I spent my first 6 months post-partum eating 1200 calories a day of granola, diet coke, OJ, and yogurt and ended up hungry all the time and gaining 5 pounds! I now literally eat fruits, nuts, and unlimited olive oil and veggies some days…and other days I don’t eat until lunchtime if I had an especially filling dinner the night before.
It took about an hour and a half or two hours to cook this entire meal, but I am really familiar with the quinoa-black bean burger recipe, having made it about 5-6 times. My husband made it once and it took him a little longer. I think the investment of time pays off in the long run, real food tastes so good and is so filling. Every night when we have dinner I express gratitude that I am able to take care of my family and myself by providing a healthful, nutritious, plant-based meal…Namaste
Black Bean Quinoa Burgers (makes 8 patties)
- 23 oz can black beans drained and washed- separated into 3/4 cup and the remainder
- 2 cloves garlic, chopped
- 1 teaspoon olive oil
- 1 onion–Vidalias are in season right now!!!
- about 10 sun dried tomatoes in oil, chopped
- 1/2 cup quinoa(or 365 Whole Foods “Supergrains” blend)
- 1/2 teaspoon Italian Seasoning
- 1/2 Teaspoon chili powder
- 1/4 teaspoon garlic powder
- 1/2 teaspoon cajun seasoning
- Preheat oven to 375 on Convection roast, or about 400 on regular Baking setting
- Add quinoa to 1 1/2 cup water and boil; cover and simmer for 20 minutes. After it is done, remove the lid and let the quinoa dry out some–I measure out 3/4 cup quinoa for the food processor right away and leave the remainder of quinoa in the pot on the stove while the stove is preheating to help evaporate some water.
- Heat olive oil in a skillet. Add onion and sun-dried tomatoes and cook for about 5 minutes
- Add herbs and garlic and 3/4 cup black beans and 1 1/2 cup water
- simmer 10-15 minutes until water evaporates (I think this will vary based on the size and shape of the skillet)
- Add onion-bean-tomato-herb mixture to the 3/4 cup cooked quinoa in the food processor, blend until smooth about 30-60 seconds on pulse mode
- Add mixture to remaining quinoa and add remaining black beans (about 2 cups)

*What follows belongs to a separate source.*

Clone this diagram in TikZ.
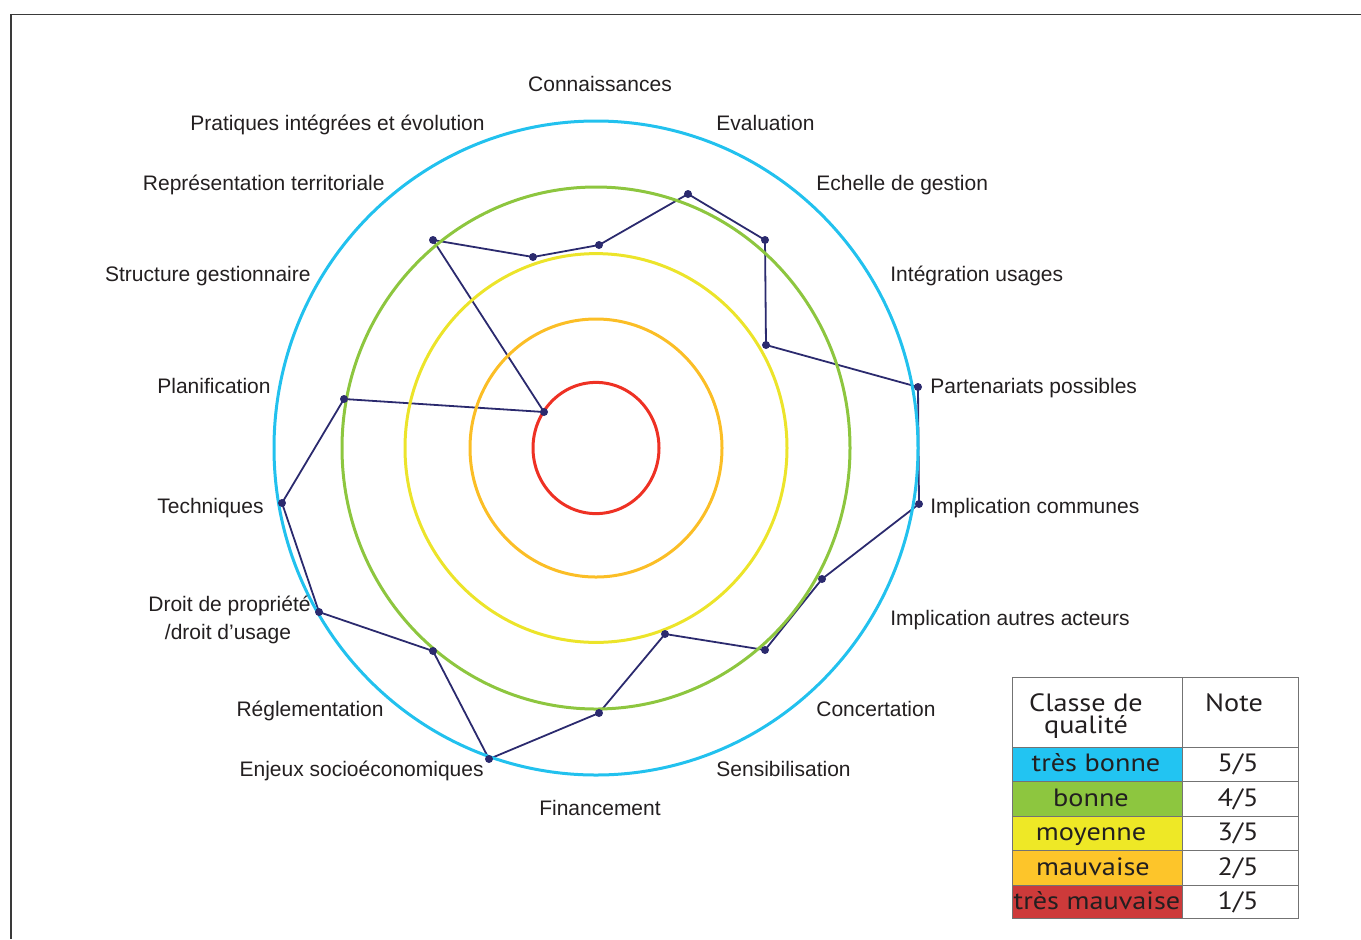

- Use 1/4 cup measure cup to measure out patties. They will be sticky and messy!
- Place patties on parchment-lined sheet pan in oven for 20 minute
- Flip patties–carefully so as to not split them open–and cook an additional 10 minutes
Poblano Guac (Serves 2)
- 2 poblano peppers
- 1 avocado
- 2 cloves garlic
- Mash garlic using molcajete or chop/mince with knife
- Add avocado and continue to mash
- Fire-roast poblano peppers over open flam eor in oven
- Peel and seed poblanos
- Chop poblanos
- fold poblanos in to the avocado and mix until smooth
Asparagus and Fava Beans with Almonds (serves 2)
- 1 1/2 pounds fresh fava beans, shelled
- 1 bunch green garlic
- 1 bunch asparagus, trimmed
- 1 tablespoons extra-virgin olive oil
- 1/2 cup almonds (slivered or sliced or chopped)
Shell Fava Beans and add to boiling water for 3 minutes
- Drain and move to ice bath to shock them and cool them for peeling
- Peel each bean of the thick skin–they will go from a lima bean light-green color to an edamame bright-green color
- Remove roots of green garlic and slice the whites: bulb/stems
- Separate that bulb/stems from greens/shoots and chop those separately
- Heat the olive oil and add garlic whites for about 3-5 minutes
- Add asparagus and cook for 10 minutes, tossing occasionally
- Add cooked fava beans and garlic greens and cook another 3 minutes
The meal was great but I was hustling more than usual so I didn’t get to take a ton of pictures. The picture above is pretty sloppy but it was an amazing meal.